Aretha Franklin teve uma fase extraordinária, mas depois seus dotes foram desperdiçados
No El País, por DIEGO A. MANRIQUE
Esta história da Aretha Franklin ocorre num hotel de luxo nova-iorquino. A cantora entra no saguão, com suas joias e seu casaco de vison; saiu para fazer compras e segura contra o peito uma sacola grande de papelão. De repente, a sacola arrebenta e seu conteúdo se esparrama pelo piso encerado. Funcionários e clientes ficam horrorizados. São miúdos de animais: tripas, focinhos, orelhas, pés de porco. Como se não fosse com ela, Aretha continua andando até o elevador e, sem olhar para trás, sobe para sua suíte.

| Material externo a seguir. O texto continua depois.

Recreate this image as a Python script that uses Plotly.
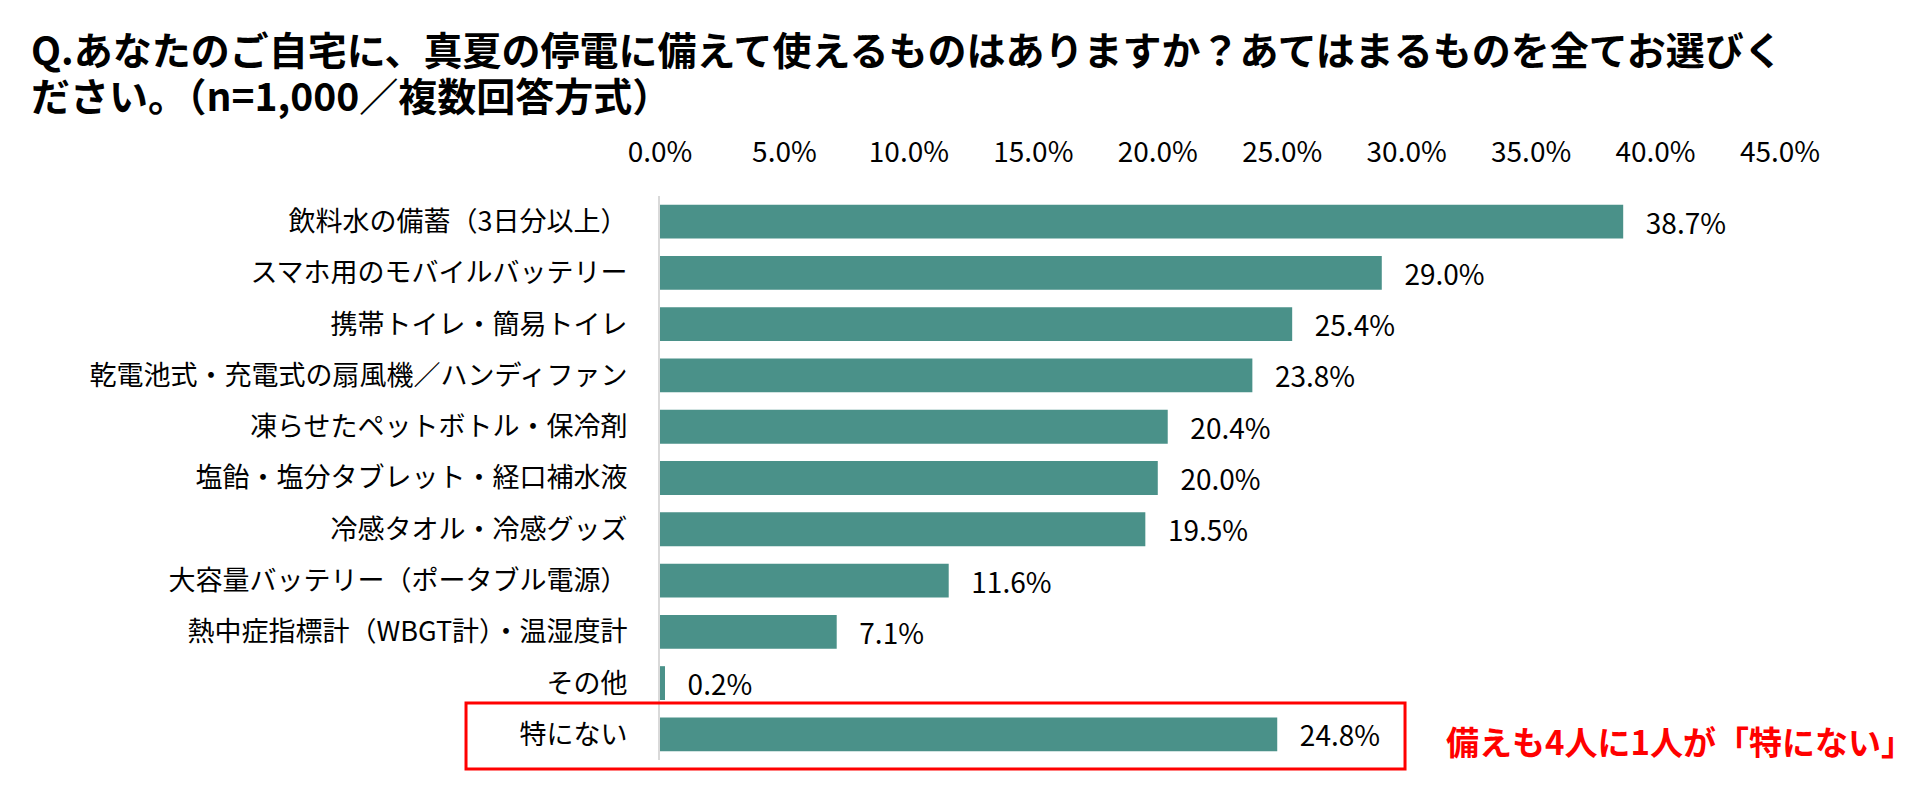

Nesse relato intuímos a verdadeira Aretha. Uma estrela capaz de se dedicar a cozinhar a saborosa comida do sul dos EUA, a chamada soul food, em um hotel de Manhattan. E também a diva altiva, preparada para ignorar os desastres causados por seus modos imperiais. O apreço pelo autêntico revela a profundidade de suas raízes, esse poço de gospel ancestral – sem esquecer o blues – que ela utilizava para exorcizar suas dores íntimas.

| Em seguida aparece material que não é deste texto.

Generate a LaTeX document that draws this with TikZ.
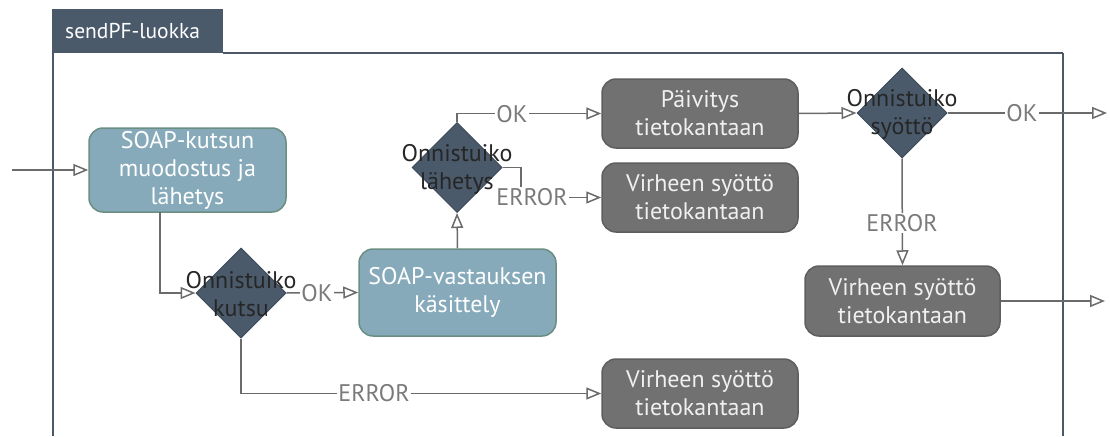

E havia também a superestrela. Ela usava suas exigências como lembretes da sua natureza sobre-humana. Inimiga do ar condicionado, fazia sofrerem os privilegiados que haviam pagado quantidades absurdas para vê-la ao vivo. Sua fobia de avião era a desculpa perfeita para frustrar os empresários europeus, que alegavam inutilmente que também era possível cruzar o Atlântico de navio.
A Europa sempre foi uma solução para artistas afro-americanos em momentos delicados da sua carreira. Mas Aretha não procurava a respeitabilidade dos palcos britânicos e franceses. Ela jogava em outro time, o do show business norte-americano, em tempos nos quais eram poucas as mulheres que aspiravam à Primeira Divisão. A rivalidade se estabelecia em cifras de vendas, condições dos contratos, honras oficiais, inclusive em aspectos intangíveis que só elas podiam avaliar.
Entretanto, não se discutiam os méritos musicais. E é possível que nisso também Aretha levasse vantagem. Conforme reconheceu Jerry Wexler, um dos hipsters da Atlantic que pilotaram seu grande lançamento em 1967, ela era perfeitamente capaz de produzir-se a si mesma, e de fato o fez em muitas de suas gravações. Só que Wexler e companhia não lhe davam crédito, supostamente para que não lhe subisse à cabeça.
Uma desculpa péssima, que oculta a luta por royalties de produção e o desejo inconfessável de se aproveitar das inseguranças de Aretha. Como qualquer outra cantora, ela necessitava de desafios e de competidores musicais à sua altura, como evidenciou em Sparkle, o LP de 1976 no qual colaborou com Curtis Mayfielfd.
A partir de 1980, depois de sua contratação pela Arista, Aretha se habituou ao automatismo de trabalhar com produtores acomodados, como Narada Michael Walden, Luther Vandross e Michael Powell – que dizia ter o segredo do sucesso: bastava que ela entrasse com sua voz monumental. Era o início da era dos duetos, que caíam nas graças dos programadores das rádios e geravam sucessos meia-boca. Pode-se sonhar que algum dia montarão um tribunal de Nuremberg para julgar os responsáveis por juntá-la com Puff Daddy e Kenny G.